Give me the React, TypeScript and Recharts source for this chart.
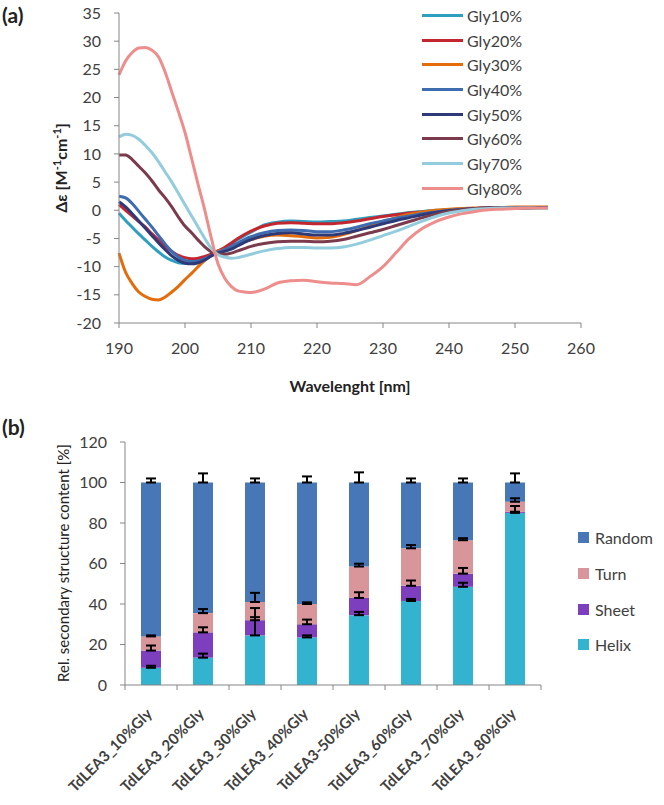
import React from "react";
import {
  LineChart,
  Line,
  BarChart,
  Bar,
  ErrorBar,
  XAxis,
  YAxis,
  Legend,
} from "recharts";

const FONT = "Lato, 'DejaVu Sans', sans-serif";
const TEXT = "#404040";
const AXIS = "#868686";

// ---- (a) CD spectra ----
const wavelengths = [
  190, 191, 192, 193, 194, 195, 196, 197, 198, 199, 200, 201, 202, 203, 204, 205, 206, 207, 208, 209, 210,
  212, 214, 216, 218, 220, 222, 224, 226, 228, 230, 232, 234, 236, 238, 240, 242, 244, 246, 248, 250, 252, 254, 255,
];

const gly10 = [
  -0.5, -1.8, -3.0, -4.2, -5.3, -6.4, -7.4, -8.3, -8.9, -9.3, -9.4, -9.2, -8.8, -8.3, -7.8, -7.2, -6.8, -6.0, -5.2, -4.5, -3.9,
  -2.6, -2.1, -1.9, -2.0, -2.1, -2.0, -1.9, -1.6, -1.3, -1.0, -0.7, -0.4, -0.2, 0.0, 0.1, 0.2, 0.3, 0.4, 0.4, 0.5, 0.5, 0.5, 0.5,
];
const gly20 = [
  1.0, 0.0, -1.0, -2.0, -3.0, -4.2, -5.3, -6.4, -7.3, -8.0, -8.4, -8.6, -8.5, -8.2, -7.8, -7.2, -6.6, -5.8, -5.0, -4.3, -3.7,
  -2.8, -2.3, -2.2, -2.3, -2.4, -2.4, -2.2, -1.9, -1.5, -1.1, -0.8, -0.5, -0.3, -0.1, 0.1, 0.2, 0.3, 0.3, 0.3, 0.4, 0.4, 0.4, 0.4,
];
const gly30 = [
  -7.6, -11.0, -13.0, -14.5, -15.3, -15.8, -15.9, -15.4, -14.5, -13.5, -12.3, -11.2, -10.0, -8.9, -8.0, -7.3, -7.0, -6.6, -6.1, -5.6, -5.2,
  -4.6, -4.4, -4.5, -4.7, -4.9, -4.8, -4.3, -3.6, -2.8, -2.0, -1.3, -0.7, -0.3, 0.0, 0.2, 0.3, 0.4, 0.5, 0.5, 0.6, 0.6, 0.6, 0.6,
];
const gly40 = [
  2.5, 2.2, 1.2, -0.2, -1.6, -3.0, -4.5, -6.0, -7.3, -8.3, -8.9, -9.1, -9.0, -8.6, -8.0, -7.4, -7.0, -6.4, -5.8, -5.2, -4.7,
  -4.0, -3.6, -3.5, -3.6, -3.8, -3.8, -3.5, -3.0, -2.4, -1.9, -1.4, -1.0, -0.6, -0.3, 0.0, 0.2, 0.3, 0.4, 0.4, 0.4, 0.5, 0.5, 0.5,
];
const gly50 = [
  1.5, 0.6, -0.6, -1.9, -3.2, -4.5, -5.8, -7.0, -8.1, -8.9, -9.4, -9.5, -9.3, -8.8, -8.1, -7.6, -7.3, -6.9, -6.3, -5.7, -5.2,
  -4.5, -4.1, -4.0, -4.2, -4.4, -4.4, -4.1, -3.6, -3.0, -2.4, -1.8, -1.3, -0.8, -0.4, -0.1, 0.1, 0.3, 0.4, 0.4, 0.4, 0.4, 0.4, 0.4,
];
const gly60 = [
  9.8, 9.8, 9.0, 7.8, 6.6, 5.2, 3.6, 2.2, 0.6, -1.2, -2.8, -4.0, -5.3, -6.5, -7.4, -7.8, -7.8, -7.6, -7.2, -6.8, -6.4,
  -5.9, -5.6, -5.5, -5.5, -5.6, -5.5, -5.2, -4.6, -4.0, -3.4, -2.7, -2.0, -1.3, -0.7, -0.2, 0.1, 0.3, 0.4, 0.4, 0.4, 0.4, 0.4, 0.4,
];
const gly70 = [
  13.0, 13.5, 13.3, 12.6, 11.5, 10.2, 8.6, 6.8, 5.0, 3.0, 1.0, -1.0, -3.0, -5.0, -6.8, -7.9, -8.3, -8.5, -8.4, -8.1, -7.8,
  -7.2, -6.8, -6.6, -6.6, -6.7, -6.7, -6.5, -6.0, -5.3, -4.5, -3.7, -2.8, -1.9, -1.1, -0.5, -0.1, 0.2, 0.3, 0.4, 0.4, 0.4, 0.3, 0.3,
];
const gly80 = [
  24.0, 26.5, 28.0, 28.8, 28.9, 28.4, 27.2, 24.5, 21.0, 17.5, 13.8, 9.2, 4.5, 0.0, -5.0, -9.5, -12.0, -13.5, -14.3, -14.5, -14.6,
  -14.0, -12.9, -12.5, -12.4, -12.7, -12.9, -13.0, -13.2, -11.8, -10.0, -7.5, -5.0, -3.2, -2.0, -1.2, -0.6, -0.2, 0.1, 0.2, 0.3, 0.4, 0.4, 0.4,
];

const seriesNames = ["Gly10%", "Gly20%", "Gly30%", "Gly40%", "Gly50%", "Gly60%", "Gly70%", "Gly80%"];
const seriesColors = ["#2F9FC0", "#C3262E", "#E46C0A", "#3D6CB0", "#2E3A78", "#7B3B4C", "#93CDDD", "#EE8E8C"];
const seriesValues = [gly10, gly20, gly30, gly40, gly50, gly60, gly70, gly80];

const xTicks = [190, 200, 210, 220, 230, 240, 250, 260];
const yTicks = [-20, -15, -10, -5, 0, 5, 10, 15, 20, 25, 30, 35];

const spectra = wavelengths.map((w, i) => {
  const row: Record<string, number> = { w };
  seriesValues.forEach((vals, s) => {
    row[`s${s}`] = vals[i];
  });
  return row;
});

// ---- (b) secondary structure ----
const categories = [
  "TdLEA3_10%Gly",
  "TdLEA3_20%Gly",
  "TdLEA3_30%Gly",
  "TdLEA3_40%Gly",
  "TdLEA3-50%Gly",
  "TdLEA3_60%Gly",
  "TdLEA3_70%Gly",
  "TdLEA3_80%Gly",
];
const helix = [8.5, 13.5, 24.5, 23.5, 34.5, 41.5, 48.5, 85];
const sheet = [8.5, 12.5, 7.5, 6.5, 8.5, 7.5, 6.5, 0.5];
const turn = [7.0, 9.5, 9.0, 10.0, 15.5, 18.5, 16.5, 5.0];
const random = [76, 64.5, 59, 60, 41.5, 32.5, 28.5, 9.5];
const helixErr = [1, 2, 9, 1, 1.6, 1, 2, 3.4];
const sheetErr = [2.5, 2.5, 6, 2.3, 2.8, 2.6, 2.8, 0];
const turnErr = [0.5, 2, 4.5, 0.8, 1.4, 1.6, 1, 1.7];
const randomErr = [2, 4.5, 2, 3, 5, 2, 2, 4.5];
const pctTicks = [0, 20, 40, 60, 80, 100, 120];
const bandTicks = [0, 1, 2, 3, 4, 5, 6, 7, 8];
const legendOrder = ["Random", "Turn", "Sheet", "Helix"];

const structure = categories.map((c, i) => ({
  pos: i + 0.5,
  name: c,
  helix: helix[i],
  sheet: sheet[i],
  turn: turn[i],
  random: random[i],
  helixErr: [0, helixErr[i]],
  sheetErr: [0, sheetErr[i]],
  turnErr: [0, turnErr[i]],
  randomErr: [0, randomErr[i]],
}));

const tickStyle = { fill: TEXT, fontSize: 16, fontFamily: FONT };

const SpectraLegend = (props: any) => {
  const { payload } = props;
  return (
    <div style={{ fontFamily: FONT, fontSize: 16, color: TEXT }}>
      {payload.map((p: any) => (
        <div key={p.value} style={{ display: "flex", alignItems: "center", height: 24.7 }}>
          <span style={{ display: "inline-block", width: 41, height: 3, background: p.color, marginRight: 4 }} />
          <span>{p.value}</span>
        </div>
      ))}
    </div>
  );
};

const StructureLegend = (props: any) => {
  const payload = [...props.payload].sort(
    (a: any, b: any) => legendOrder.indexOf(a.value) - legendOrder.indexOf(b.value)
  );
  return (
    <div style={{ fontFamily: FONT, fontSize: 16, color: TEXT }}>
      {payload.map((p: any) => (
        <div key={p.value} style={{ display: "flex", alignItems: "center", height: 35.7 }}>
          <span style={{ display: "inline-block", width: 11, height: 11, background: p.color, marginRight: 6 }} />
          <span>{p.value}</span>
        </div>
      ))}
    </div>
  );
};

const CategoryTick = (props: any) => {
  const { x, y, payload } = props;
  const label = categories[payload.value];
  if (label === undefined) return null;
  return (
    <g transform={`translate(${x + 28},${y + 23})`}>
      <text
        textAnchor="end"
        transform="rotate(-45)"
        fontSize={15}
        fontWeight="bold"
        fill={TEXT}
        fontFamily={FONT}
      >
        {label}
      </text>
    </g>
  );
};

const abs = (extra: React.CSSProperties): React.CSSProperties => ({
  position: "absolute",
  fontFamily: FONT,
  color: "#222",
  whiteSpace: "nowrap",
  ...extra,
});

export default function App() {
  return (
    <div style={{ position: "absolute", left: 0, top: 0, width: 664, height: 805, background: "#fff" }}>
      <div style={{ position: "absolute", left: 0, top: 0 }}>
        <LineChart width={664} height={400} data={spectra} margin={{ top: 13, right: 83, bottom: 7, left: 0 }}>
          <XAxis
            dataKey="w"
            type="number"
            domain={[190, 260]}
            ticks={xTicks}
            interval={0}
            height={70}
            stroke={AXIS}
            tickSize={5}
            tickMargin={15}
            tick={tickStyle}
          />
          <YAxis
            type="number"
            domain={[-20, 35]}
            ticks={yTicks}
            interval={0}
            width={119}
            stroke={AXIS}
            tickSize={5}
            tickMargin={13}
            tick={tickStyle}
          />
          <Legend
            layout="vertical"
            align="center"
            verticalAlign="middle"
            wrapperStyle={{ left: 422, top: 3, width: 130 }}
            content={<SpectraLegend />}
          />
          {seriesNames.map((n, s) => (
            <Line
              key={n}
              name={n}
              dataKey={`s${s}`}
              type="monotone"
              stroke={seriesColors[s]}
              strokeWidth={3}
              dot={false}
              isAnimationActive={false}
            />
          ))}
        </LineChart>
      </div>

      <div style={{ position: "absolute", left: 0, top: 400 }}>
        <BarChart width={664} height={405} data={structure} margin={{ top: 42, right: 123, bottom: 0, left: 0 }}>
          <XAxis
            dataKey="pos"
            type="number"
            domain={[0, 8]}
            ticks={bandTicks}
            interval={0}
            height={120}
            stroke={AXIS}
            tickSize={5}
            tickMargin={2}
            tick={<CategoryTick />}
          />
          <YAxis
            type="number"
            domain={[0, 120]}
            ticks={pctTicks}
            interval={0}
            width={125}
            stroke={AXIS}
            tickSize={5}
            tickMargin={13}
            tick={tickStyle}
          />
          <Legend
            layout="vertical"
            align="center"
            verticalAlign="middle"
            wrapperStyle={{ left: 578, top: 120, width: 90 }}
            content={<StructureLegend />}
          />
          <Bar dataKey="helix" name="Helix" stackId="a" fill="#33B3CF" barSize={20} isAnimationActive={false}>
            <ErrorBar dataKey="helixErr" width={5} strokeWidth={2} stroke="#000" direction="y" />
          </Bar>
          <Bar dataKey="sheet" name="Sheet" stackId="a" fill="#7E3FBF" barSize={20} isAnimationActive={false}>
            <ErrorBar dataKey="sheetErr" width={5} strokeWidth={2} stroke="#000" direction="y" />
          </Bar>
          <Bar dataKey="turn" name="Turn" stackId="a" fill="#D9969A" barSize={20} isAnimationActive={false}>
            <ErrorBar dataKey="turnErr" width={5} strokeWidth={2} stroke="#000" direction="y" />
          </Bar>
          <Bar dataKey="random" name="Random" stackId="a" fill="#4777B6" barSize={20} isAnimationActive={false}>
            <ErrorBar dataKey="randomErr" width={5} strokeWidth={2} stroke="#000" direction="y" />
          </Bar>
        </BarChart>
      </div>

      <div style={abs({ left: 2, top: 2, fontSize: 21, fontWeight: "bold" })}>(a)</div>
      <div style={abs({ left: 2, top: 414, fontSize: 21, fontWeight: "bold" })}>(b)</div>
      <div
        style={abs({
          left: 60,
          top: 168,
          fontSize: 16,
          fontWeight: "bold",
          transform: "translate(-50%, -50%) rotate(-90deg)",
        })}
      >
        Δε [M<sup style={{ fontSize: 11 }}>-1</sup>cm<sup style={{ fontSize: 11 }}>-1</sup>]
      </div>
      <div style={abs({ left: 350, top: 385, fontSize: 16, fontWeight: "bold", transform: "translate(-50%, -50%)" })}>
        Wavelenght [nm]
      </div>
      <div
        style={abs({
          left: 63,
          top: 563,
          fontSize: 15,
          transform: "translate(-50%, -50%) rotate(-90deg)",
        })}
      >
        Rel. secondary structure content [%]
      </div>
    </div>
  );
}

§ Written instruction
Pick each line holding the word "React" out of the listing.

§ The output
Give me the React, TypeScript and Recharts source for this chart.
import React from "react";
const abs = (extra: React.CSSProperties): React.CSSProperties => ({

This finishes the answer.